Just an anecdote. Early in the days when I was started playing music, I remember going with two friends to an open mic night at a local pub. The organizer of the event told us that we could play only three songs, no more, which we did. But you know how it is, after you play a few songs, you just get warmed up, and you really want to keep playing… Well, there was a little room at the back of the pub, and we crawled in there with our instruments and continued playing for a while. It didn’t take long for people to join in and before we knew it, there were more people in the little room than in the rest of the pub. We played ‘till the wee hours. That was a great night!
What is your opinion about blues.gr? Do you have a message for the Greek fans?
I found the Blues.gr through an interview that you did with Rene Trossman, a Chicago blues musician based in Prague, and I was really impressed with the work that you do. The site looks and feels great. It gave me the impression that the Blues scene was very much alive in Greece. Like everybody else on the planet, I heard of the recent political and economical problems that your country had to go through. It made me think of the time when Blues music was at the peak of its popularity: the great American depression. Blues music can be of great comfort in troubled times. I would very much like to play in Greece one day.

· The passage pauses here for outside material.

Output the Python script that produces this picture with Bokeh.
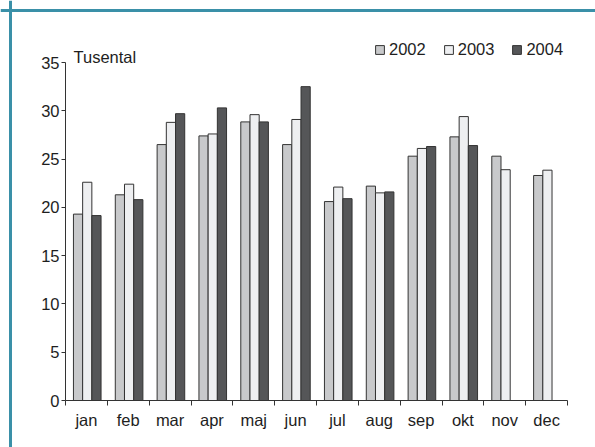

You have traveled all around the world. What are your conclusions?
I lived in Canada, France, Argentina, the United States and Czech Republic, but wherever I would go the Blues was always there. Along with Jazz, it’s a kind of music that is truly international. It’s not a strictly American phenomenon anymore. There are Jazz and Blues clubs and festivals all over the planet, from Italy to New Delhi, and some of the best players in the world are not Afro-American anymore. Think of Eric Clapton, for example. I like this idea of people connecting with one another through music, like it’s a new language. And I believe that Blues can do just that: help us understand each other.